WHAT IS REQUIRED –
Please print exactly the lines below, from the start of the material up to and including the line with "ax = fig.add_axes([0.1258, 0.2900, 0.8565, 0.5179])", but none of the pictures.

PROVIDED MATERIAL –

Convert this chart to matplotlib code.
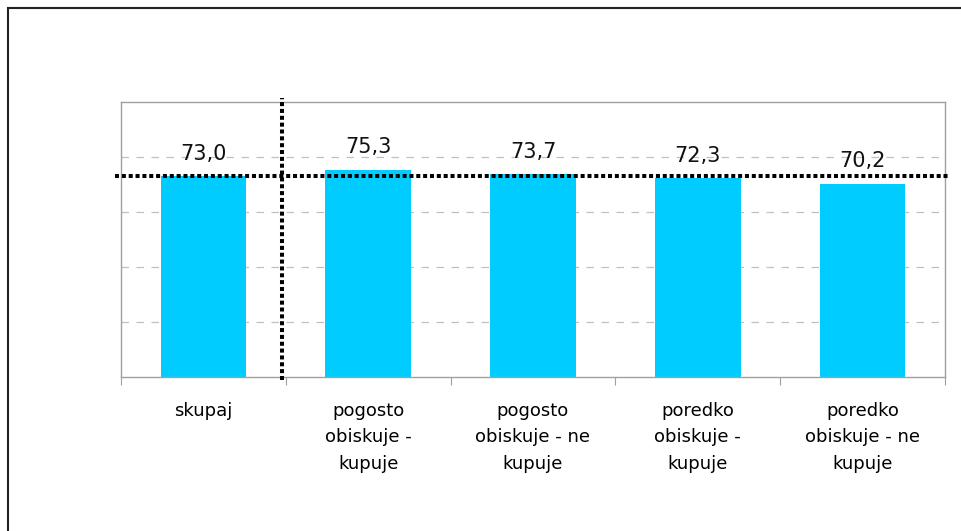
import matplotlib.pyplot as plt
from matplotlib.patches import Rectangle

# Data
categories = ['skupaj', 'pogosto\nobiskuje -\nkupuje', 'pogosto\nobiskuje - ne\nkupuje',
              'poredko\nobiskuje -\nkupuje', 'poredko\nobiskuje - ne\nkupuje']
values = [73.0, 75.3, 73.7, 72.3, 70.2]
average = values[0]

fig = plt.figure(figsize=(9.62, 5.31), dpi=100)
ax = fig.add_axes([0.1258, 0.2900, 0.8565, 0.5179])

# frame around the whole chart (only left and top edges visible)
fig.patches.append(Rectangle((8 / 962, -0.5), 2, 1.5 - 8 / 531, transform=fig.transFigure,
                             fill=False, edgecolor='#222222', linewidth=1.5))

x = range(len(values))
ax.bar(x, values, width=0.52, color='#00CCFF', zorder=2)

for xi, v in zip(x, values):
    ax.annotate(f'{v:.1f}'.replace('.', ','), (xi, v), xytext=(0, 9), textcoords='offset points',
                ha='center', va='bottom', fontsize=15, color='#111111')

ax.set_xlim(-0.5, len(values) - 0.5)
ax.set_ylim(0, 100)

# gridlines
for g in [20, 40, 60, 80]:
    ax.axhline(g, color='#c0c0c0', linestyle=(0, (6, 6)), linewidth=0.9, zorder=1)

# average line and separator
dots = (0, (1, 0.7))
ax.plot([-0.536, 4.53], [average, average], color='black', linewidth=2.9,
        linestyle=dots, dash_capstyle='butt', clip_on=False, zorder=3)
ax.plot([0.478, 0.478], [-1.2, 101.6], color='black', linewidth=2.9,
        linestyle=dots, dash_capstyle='butt', clip_on=False, zorder=3)

for side in ['left', 'top', 'right', 'bottom']:
    ax.spines[side].set_color('#a0a0a0')
    ax.spines[side].set_linewidth(1)

ax.set_yticks([])
ax.set_xticks([i - 0.5 for i in range(len(values) + 1)])
ax.set_xticklabels([])
ax.tick_params(axis='x', which='major', length=6, color='#a0a0a0', direction='out')
ax.set_xticks(list(x), minor=True)
ax.set_xticklabels(categories, minor=True, fontsize=13, linespacing=1.6)
ax.tick_params(axis='x', which='minor', length=0, pad=18)

plt.savefig('out.png', dpi=100)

RESULT –
Convert this chart to matplotlib code.
import matplotlib.pyplot as plt
from matplotlib.patches import Rectangle

# Data
categories = ['skupaj', 'pogosto\nobiskuje -\nkupuje', 'pogosto\nobiskuje - ne\nkupuje',
              'poredko\nobiskuje -\nkupuje', 'poredko\nobiskuje - ne\nkupuje']
values = [73.0, 75.3, 73.7, 72.3, 70.2]
average = values[0]

fig = plt.figure(figsize=(9.62, 5.31), dpi=100)
ax = fig.add_axes([0.1258, 0.2900, 0.8565, 0.5179])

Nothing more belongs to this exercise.